== WHAT YOU WILL DO ==
Locate all lines with the word "that" and copy them out.

══ DATASET RECORDS

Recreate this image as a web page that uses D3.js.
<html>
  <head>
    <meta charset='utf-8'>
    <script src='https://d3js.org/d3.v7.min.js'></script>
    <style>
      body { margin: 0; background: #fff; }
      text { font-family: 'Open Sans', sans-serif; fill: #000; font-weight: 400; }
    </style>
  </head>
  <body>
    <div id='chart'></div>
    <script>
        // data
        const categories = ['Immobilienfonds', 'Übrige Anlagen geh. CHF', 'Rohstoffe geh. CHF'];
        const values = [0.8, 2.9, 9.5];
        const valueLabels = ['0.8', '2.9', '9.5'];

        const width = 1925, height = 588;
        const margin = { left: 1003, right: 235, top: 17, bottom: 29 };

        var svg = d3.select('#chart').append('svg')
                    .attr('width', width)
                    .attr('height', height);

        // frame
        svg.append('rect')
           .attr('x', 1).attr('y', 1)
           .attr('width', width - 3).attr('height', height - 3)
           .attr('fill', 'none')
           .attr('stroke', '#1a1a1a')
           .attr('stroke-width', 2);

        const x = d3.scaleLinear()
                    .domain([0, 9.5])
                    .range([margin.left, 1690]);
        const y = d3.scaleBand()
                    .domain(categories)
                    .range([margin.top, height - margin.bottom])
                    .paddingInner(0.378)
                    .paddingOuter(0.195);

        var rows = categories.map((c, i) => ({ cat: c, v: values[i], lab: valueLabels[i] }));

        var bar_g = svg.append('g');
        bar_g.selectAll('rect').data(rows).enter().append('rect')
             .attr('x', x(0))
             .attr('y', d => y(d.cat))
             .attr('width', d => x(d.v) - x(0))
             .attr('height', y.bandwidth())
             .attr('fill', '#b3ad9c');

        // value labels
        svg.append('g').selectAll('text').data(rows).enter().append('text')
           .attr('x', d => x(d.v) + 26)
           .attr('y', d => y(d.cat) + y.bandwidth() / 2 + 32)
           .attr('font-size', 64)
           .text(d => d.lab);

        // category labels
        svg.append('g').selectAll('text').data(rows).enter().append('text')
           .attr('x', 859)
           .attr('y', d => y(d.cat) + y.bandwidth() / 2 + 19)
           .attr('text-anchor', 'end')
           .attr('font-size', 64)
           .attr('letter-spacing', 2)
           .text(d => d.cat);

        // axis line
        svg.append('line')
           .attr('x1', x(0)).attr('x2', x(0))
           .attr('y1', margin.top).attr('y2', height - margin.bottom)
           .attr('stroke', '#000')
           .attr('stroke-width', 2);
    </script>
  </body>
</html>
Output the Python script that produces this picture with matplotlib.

════
══ DATASET RECORDS

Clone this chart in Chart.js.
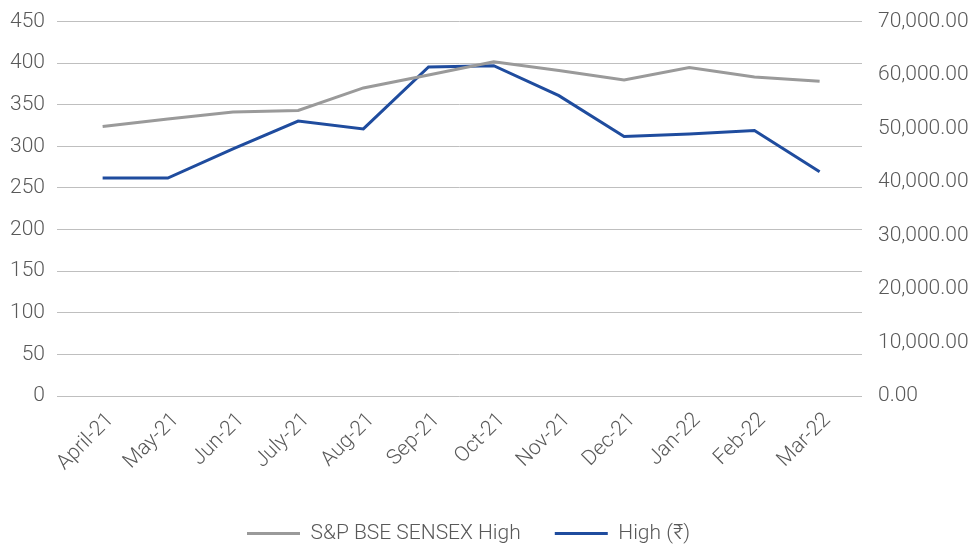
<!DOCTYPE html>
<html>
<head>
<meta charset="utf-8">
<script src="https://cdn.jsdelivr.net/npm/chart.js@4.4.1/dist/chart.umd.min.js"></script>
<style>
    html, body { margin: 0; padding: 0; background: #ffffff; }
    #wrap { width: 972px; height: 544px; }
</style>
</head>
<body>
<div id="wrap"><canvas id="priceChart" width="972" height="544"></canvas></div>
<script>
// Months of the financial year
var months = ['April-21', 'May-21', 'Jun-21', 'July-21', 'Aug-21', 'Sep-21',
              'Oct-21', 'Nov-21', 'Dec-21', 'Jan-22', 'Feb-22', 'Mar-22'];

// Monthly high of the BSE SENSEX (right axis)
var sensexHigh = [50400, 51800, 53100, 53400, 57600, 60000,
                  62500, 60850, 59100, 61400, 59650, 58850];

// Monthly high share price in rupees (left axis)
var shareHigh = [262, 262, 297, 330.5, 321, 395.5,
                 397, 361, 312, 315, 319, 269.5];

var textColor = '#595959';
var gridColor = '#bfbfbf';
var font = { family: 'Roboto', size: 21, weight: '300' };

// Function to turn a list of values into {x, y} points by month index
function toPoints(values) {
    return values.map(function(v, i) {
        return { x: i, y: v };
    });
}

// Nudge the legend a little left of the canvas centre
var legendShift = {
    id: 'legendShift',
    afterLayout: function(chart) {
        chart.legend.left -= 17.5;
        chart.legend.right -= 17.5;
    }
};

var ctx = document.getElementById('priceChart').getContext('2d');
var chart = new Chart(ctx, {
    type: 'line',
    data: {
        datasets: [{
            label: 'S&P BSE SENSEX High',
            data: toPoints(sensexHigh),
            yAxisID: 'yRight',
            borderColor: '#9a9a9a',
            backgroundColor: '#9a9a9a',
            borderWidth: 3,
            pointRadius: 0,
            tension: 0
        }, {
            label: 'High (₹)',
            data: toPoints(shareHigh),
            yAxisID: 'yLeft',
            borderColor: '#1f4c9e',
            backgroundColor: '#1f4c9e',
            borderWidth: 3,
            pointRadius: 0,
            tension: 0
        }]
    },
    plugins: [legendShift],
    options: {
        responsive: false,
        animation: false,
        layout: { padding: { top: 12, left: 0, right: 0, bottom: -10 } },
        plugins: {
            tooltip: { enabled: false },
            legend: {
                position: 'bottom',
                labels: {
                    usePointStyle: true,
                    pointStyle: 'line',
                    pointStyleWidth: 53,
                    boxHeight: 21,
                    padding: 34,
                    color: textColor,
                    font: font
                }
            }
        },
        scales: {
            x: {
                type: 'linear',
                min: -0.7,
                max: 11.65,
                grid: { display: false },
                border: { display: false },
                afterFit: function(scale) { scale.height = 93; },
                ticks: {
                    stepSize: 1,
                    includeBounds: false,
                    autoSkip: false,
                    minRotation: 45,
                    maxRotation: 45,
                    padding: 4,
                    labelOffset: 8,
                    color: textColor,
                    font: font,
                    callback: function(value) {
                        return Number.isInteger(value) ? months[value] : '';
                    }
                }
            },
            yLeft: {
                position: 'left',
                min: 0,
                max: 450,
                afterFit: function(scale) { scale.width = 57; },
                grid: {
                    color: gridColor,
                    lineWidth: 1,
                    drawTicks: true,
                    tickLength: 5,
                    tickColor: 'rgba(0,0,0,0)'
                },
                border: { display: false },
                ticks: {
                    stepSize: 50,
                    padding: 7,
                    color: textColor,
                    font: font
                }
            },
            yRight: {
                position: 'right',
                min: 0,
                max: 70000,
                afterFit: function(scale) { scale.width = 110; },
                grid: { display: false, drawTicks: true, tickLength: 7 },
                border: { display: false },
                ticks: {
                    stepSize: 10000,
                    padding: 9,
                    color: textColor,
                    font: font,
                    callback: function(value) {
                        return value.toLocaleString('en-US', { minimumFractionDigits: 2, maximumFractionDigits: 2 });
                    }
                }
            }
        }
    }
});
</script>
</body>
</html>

════

== COMPLETE RESPONSE ==
Recreate this image as a web page that uses D3.js.
Output the Python script that produces this picture with matplotlib.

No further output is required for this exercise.